((

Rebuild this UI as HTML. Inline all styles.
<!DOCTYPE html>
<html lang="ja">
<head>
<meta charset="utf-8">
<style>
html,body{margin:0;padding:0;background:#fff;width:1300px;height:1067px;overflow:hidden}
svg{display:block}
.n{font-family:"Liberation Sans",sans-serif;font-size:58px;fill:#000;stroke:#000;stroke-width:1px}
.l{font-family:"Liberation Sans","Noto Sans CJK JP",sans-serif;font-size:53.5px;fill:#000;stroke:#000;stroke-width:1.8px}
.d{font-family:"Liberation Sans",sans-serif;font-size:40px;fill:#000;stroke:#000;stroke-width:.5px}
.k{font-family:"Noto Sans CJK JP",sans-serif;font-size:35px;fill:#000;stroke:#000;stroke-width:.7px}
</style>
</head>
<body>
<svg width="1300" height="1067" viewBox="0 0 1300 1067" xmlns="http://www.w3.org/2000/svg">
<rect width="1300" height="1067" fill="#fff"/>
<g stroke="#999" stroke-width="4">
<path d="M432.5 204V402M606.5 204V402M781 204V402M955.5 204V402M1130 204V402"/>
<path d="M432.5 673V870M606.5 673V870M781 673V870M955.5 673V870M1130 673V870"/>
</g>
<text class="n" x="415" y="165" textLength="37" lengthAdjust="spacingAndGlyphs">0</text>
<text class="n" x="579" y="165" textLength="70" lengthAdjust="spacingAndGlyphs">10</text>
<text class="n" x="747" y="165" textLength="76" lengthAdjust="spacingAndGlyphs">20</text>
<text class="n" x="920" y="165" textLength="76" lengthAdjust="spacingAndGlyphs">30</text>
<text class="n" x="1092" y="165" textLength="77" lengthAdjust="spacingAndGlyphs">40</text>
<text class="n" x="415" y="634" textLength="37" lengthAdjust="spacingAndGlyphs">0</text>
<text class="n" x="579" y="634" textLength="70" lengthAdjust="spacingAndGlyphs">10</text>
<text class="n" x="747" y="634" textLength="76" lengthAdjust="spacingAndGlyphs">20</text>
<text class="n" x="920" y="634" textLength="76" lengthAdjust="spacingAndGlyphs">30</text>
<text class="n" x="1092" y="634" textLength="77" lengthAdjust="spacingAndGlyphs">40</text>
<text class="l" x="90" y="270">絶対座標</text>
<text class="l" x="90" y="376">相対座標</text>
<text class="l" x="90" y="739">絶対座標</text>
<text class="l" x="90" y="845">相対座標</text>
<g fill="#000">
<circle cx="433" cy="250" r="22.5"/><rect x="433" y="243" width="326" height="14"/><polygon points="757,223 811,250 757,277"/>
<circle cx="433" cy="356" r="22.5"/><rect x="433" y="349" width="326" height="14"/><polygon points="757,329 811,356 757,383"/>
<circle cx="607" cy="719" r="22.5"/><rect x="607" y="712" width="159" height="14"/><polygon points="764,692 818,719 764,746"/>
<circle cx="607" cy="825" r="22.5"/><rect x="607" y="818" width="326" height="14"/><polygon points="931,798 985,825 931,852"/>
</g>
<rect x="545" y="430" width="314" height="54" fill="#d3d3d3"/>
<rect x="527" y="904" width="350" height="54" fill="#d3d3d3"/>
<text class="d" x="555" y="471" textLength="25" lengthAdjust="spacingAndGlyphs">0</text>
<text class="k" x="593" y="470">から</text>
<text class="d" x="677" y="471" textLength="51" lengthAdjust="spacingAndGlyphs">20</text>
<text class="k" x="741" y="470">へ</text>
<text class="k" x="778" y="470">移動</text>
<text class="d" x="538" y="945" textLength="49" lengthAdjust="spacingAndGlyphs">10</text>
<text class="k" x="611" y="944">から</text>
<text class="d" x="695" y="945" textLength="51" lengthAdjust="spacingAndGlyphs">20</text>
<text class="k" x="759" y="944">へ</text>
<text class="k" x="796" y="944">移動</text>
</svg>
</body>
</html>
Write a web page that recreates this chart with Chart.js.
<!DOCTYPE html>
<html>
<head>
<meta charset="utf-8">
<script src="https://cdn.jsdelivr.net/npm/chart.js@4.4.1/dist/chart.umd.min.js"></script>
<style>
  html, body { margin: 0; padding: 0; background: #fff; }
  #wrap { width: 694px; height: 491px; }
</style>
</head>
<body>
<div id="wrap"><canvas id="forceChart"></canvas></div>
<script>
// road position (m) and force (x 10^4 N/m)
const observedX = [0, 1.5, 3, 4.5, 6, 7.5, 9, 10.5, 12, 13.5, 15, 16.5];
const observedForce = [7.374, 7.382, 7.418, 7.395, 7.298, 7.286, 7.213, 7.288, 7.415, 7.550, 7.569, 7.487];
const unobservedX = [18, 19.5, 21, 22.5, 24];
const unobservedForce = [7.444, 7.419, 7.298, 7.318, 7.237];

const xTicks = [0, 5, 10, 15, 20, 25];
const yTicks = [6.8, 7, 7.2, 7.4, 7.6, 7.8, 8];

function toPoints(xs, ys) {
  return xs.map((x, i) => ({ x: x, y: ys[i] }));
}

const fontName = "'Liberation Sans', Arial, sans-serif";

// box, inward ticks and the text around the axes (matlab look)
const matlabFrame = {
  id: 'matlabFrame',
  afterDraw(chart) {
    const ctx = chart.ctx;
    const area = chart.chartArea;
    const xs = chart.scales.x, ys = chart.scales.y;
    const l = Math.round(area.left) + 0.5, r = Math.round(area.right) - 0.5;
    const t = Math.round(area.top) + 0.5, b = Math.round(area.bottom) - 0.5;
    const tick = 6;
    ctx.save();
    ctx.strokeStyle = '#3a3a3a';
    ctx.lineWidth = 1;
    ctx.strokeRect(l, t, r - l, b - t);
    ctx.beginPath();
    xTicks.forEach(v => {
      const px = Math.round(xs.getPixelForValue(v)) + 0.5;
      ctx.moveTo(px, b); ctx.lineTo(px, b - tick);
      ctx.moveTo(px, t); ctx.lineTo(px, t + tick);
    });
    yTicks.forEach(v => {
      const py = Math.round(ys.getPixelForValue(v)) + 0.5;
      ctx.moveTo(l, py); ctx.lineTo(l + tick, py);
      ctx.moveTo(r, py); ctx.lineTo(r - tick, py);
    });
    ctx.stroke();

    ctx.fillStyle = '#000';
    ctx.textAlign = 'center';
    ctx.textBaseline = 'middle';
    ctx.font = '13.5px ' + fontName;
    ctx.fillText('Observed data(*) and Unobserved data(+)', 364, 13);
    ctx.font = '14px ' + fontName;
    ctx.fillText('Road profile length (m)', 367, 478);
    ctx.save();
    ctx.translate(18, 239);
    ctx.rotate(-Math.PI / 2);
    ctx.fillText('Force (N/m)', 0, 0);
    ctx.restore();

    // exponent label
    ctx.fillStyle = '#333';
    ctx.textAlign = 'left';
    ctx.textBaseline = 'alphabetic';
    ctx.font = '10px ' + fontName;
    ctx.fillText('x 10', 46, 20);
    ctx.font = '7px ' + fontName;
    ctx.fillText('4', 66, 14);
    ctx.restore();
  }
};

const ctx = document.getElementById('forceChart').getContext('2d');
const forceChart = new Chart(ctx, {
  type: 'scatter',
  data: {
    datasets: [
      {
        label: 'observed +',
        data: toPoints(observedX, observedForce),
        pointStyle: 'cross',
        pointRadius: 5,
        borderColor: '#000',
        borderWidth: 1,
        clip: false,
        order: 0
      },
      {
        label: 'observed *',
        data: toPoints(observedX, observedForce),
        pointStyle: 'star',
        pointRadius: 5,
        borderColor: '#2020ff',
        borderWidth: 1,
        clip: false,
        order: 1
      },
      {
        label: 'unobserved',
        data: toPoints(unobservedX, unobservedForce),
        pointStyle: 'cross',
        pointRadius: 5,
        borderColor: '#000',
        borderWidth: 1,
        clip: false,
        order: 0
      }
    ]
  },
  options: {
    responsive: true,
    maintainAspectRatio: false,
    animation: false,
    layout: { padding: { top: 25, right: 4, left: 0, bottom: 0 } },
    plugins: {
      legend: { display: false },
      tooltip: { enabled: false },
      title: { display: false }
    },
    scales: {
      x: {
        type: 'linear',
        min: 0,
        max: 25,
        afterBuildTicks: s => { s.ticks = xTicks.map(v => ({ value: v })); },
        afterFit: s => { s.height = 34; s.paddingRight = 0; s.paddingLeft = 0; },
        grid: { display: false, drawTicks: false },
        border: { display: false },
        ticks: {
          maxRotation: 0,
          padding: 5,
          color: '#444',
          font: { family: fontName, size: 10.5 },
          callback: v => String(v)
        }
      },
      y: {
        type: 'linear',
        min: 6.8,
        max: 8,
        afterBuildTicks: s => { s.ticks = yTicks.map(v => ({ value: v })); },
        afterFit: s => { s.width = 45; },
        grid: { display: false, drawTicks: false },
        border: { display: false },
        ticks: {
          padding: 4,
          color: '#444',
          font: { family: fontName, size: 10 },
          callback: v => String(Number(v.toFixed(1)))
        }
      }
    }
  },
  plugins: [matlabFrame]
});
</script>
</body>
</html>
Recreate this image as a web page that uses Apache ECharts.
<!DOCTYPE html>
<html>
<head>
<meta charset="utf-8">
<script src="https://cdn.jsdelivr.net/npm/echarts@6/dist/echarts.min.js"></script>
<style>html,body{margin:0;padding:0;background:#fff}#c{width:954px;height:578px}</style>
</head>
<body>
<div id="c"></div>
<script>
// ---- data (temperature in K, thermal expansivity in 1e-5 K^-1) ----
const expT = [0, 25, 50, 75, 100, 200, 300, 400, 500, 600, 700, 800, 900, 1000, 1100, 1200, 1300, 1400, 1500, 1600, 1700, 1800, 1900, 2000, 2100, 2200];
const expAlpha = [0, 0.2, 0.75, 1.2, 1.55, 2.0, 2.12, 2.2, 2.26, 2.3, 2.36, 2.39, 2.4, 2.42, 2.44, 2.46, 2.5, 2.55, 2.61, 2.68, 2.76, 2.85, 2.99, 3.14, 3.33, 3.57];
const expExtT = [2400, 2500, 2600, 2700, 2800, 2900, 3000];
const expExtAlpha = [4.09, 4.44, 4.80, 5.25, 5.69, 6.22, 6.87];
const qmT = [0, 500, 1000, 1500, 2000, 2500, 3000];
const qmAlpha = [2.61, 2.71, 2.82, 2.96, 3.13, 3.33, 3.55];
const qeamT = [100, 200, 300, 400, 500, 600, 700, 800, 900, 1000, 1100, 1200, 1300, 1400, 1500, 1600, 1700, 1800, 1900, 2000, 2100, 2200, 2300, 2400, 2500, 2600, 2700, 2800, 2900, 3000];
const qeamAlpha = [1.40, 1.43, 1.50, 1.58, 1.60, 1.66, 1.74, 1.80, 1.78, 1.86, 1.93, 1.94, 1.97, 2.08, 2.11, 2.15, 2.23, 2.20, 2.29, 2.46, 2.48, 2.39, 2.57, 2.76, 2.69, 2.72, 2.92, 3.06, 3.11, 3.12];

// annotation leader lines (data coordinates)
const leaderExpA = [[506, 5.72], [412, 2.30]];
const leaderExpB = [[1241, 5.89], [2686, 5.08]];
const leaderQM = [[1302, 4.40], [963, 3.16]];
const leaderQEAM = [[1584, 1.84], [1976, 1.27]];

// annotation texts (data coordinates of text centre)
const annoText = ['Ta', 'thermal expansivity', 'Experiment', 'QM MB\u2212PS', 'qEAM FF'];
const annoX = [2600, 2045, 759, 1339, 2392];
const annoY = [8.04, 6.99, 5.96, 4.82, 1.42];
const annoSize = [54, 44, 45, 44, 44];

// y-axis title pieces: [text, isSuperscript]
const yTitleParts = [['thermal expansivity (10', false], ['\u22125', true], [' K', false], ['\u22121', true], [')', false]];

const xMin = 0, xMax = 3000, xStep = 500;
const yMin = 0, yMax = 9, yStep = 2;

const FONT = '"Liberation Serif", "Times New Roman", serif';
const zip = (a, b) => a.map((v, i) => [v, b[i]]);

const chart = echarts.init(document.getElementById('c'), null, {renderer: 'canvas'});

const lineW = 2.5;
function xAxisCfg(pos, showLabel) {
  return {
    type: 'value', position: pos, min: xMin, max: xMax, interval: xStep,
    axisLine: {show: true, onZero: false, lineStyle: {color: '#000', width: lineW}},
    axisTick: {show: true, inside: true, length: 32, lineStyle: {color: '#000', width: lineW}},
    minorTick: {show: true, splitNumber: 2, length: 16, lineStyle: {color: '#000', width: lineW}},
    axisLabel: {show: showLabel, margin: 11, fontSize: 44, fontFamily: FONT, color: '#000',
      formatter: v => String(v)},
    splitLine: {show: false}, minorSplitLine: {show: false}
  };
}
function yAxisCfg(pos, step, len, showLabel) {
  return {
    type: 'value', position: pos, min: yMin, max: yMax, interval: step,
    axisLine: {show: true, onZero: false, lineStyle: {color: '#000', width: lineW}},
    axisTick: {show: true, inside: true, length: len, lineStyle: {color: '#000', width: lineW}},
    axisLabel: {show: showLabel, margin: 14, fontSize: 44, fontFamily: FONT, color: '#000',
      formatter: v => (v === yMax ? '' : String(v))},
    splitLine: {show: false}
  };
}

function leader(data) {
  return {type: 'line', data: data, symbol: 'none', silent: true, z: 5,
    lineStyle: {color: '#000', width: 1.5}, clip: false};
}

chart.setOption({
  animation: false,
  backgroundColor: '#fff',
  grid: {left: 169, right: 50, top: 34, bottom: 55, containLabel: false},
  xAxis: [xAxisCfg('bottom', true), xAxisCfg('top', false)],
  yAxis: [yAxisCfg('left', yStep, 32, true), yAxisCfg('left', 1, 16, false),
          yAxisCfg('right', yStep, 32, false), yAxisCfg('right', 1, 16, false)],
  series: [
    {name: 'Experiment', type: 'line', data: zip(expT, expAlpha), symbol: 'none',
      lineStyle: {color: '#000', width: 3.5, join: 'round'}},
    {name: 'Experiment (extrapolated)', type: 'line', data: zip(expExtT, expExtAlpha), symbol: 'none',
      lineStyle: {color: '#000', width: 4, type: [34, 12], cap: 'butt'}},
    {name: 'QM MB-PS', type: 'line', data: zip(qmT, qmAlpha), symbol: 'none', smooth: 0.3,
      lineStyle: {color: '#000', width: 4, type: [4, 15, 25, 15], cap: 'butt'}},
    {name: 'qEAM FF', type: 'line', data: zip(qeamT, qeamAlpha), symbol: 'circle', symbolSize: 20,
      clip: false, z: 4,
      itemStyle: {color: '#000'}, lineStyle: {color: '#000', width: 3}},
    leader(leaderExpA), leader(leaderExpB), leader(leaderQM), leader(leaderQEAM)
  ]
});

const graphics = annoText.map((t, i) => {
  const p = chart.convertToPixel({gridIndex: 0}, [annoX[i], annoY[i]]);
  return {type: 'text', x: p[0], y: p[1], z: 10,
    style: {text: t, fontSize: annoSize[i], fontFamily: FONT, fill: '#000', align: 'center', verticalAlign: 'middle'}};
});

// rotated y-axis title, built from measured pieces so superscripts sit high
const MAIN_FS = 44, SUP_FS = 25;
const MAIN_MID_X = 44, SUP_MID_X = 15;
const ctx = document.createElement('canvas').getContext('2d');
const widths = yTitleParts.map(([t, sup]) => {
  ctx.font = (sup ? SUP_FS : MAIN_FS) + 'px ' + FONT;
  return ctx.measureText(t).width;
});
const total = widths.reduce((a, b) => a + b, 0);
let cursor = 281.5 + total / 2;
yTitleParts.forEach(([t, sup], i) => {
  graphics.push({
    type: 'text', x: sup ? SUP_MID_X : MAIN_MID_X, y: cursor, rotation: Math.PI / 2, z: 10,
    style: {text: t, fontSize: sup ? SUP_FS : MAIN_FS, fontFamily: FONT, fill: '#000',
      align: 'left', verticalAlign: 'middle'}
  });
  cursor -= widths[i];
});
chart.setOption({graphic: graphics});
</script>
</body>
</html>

))

WHAT TO PRODUCE: From the records above, transcribe without alteration every line from the one with "Recreate this image" to the one with "const leaderQEAM = [[1584, 1.84], [1976, 1.27]];", inclusive.

RESPONSE:
Recreate this image as a web page that uses Apache ECharts.
<!DOCTYPE html>
<html>
<head>
<meta charset="utf-8">
<script src="https://cdn.jsdelivr.net/npm/echarts@6/dist/echarts.min.js"></script>
<style>html,body{margin:0;padding:0;background:#fff}#c{width:954px;height:578px}</style>
</head>
<body>
<div id="c"></div>
<script>
// ---- data (temperature in K, thermal expansivity in 1e-5 K^-1) ----
const expT = [0, 25, 50, 75, 100, 200, 300, 400, 500, 600, 700, 800, 900, 1000, 1100, 1200, 1300, 1400, 1500, 1600, 1700, 1800, 1900, 2000, 2100, 2200];
const expAlpha = [0, 0.2, 0.75, 1.2, 1.55, 2.0, 2.12, 2.2, 2.26, 2.3, 2.36, 2.39, 2.4, 2.42, 2.44, 2.46, 2.5, 2.55, 2.61, 2.68, 2.76, 2.85, 2.99, 3.14, 3.33, 3.57];
const expExtT = [2400, 2500, 2600, 2700, 2800, 2900, 3000];
const expExtAlpha = [4.09, 4.44, 4.80, 5.25, 5.69, 6.22, 6.87];
const qmT = [0, 500, 1000, 1500, 2000, 2500, 3000];
const qmAlpha = [2.61, 2.71, 2.82, 2.96, 3.13, 3.33, 3.55];
const qeamT = [100, 200, 300, 400, 500, 600, 700, 800, 900, 1000, 1100, 1200, 1300, 1400, 1500, 1600, 1700, 1800, 1900, 2000, 2100, 2200, 2300, 2400, 2500, 2600, 2700, 2800, 2900, 3000];
const qeamAlpha = [1.40, 1.43, 1.50, 1.58, 1.60, 1.66, 1.74, 1.80, 1.78, 1.86, 1.93, 1.94, 1.97, 2.08, 2.11, 2.15, 2.23, 2.20, 2.29, 2.46, 2.48, 2.39, 2.57, 2.76, 2.69, 2.72, 2.92, 3.06, 3.11, 3.12];

// annotation leader lines (data coordinates)
const leaderExpA = [[506, 5.72], [412, 2.30]];
const leaderExpB = [[1241, 5.89], [2686, 5.08]];
const leaderQM = [[1302, 4.40], [963, 3.16]];
const leaderQEAM = [[1584, 1.84], [1976, 1.27]];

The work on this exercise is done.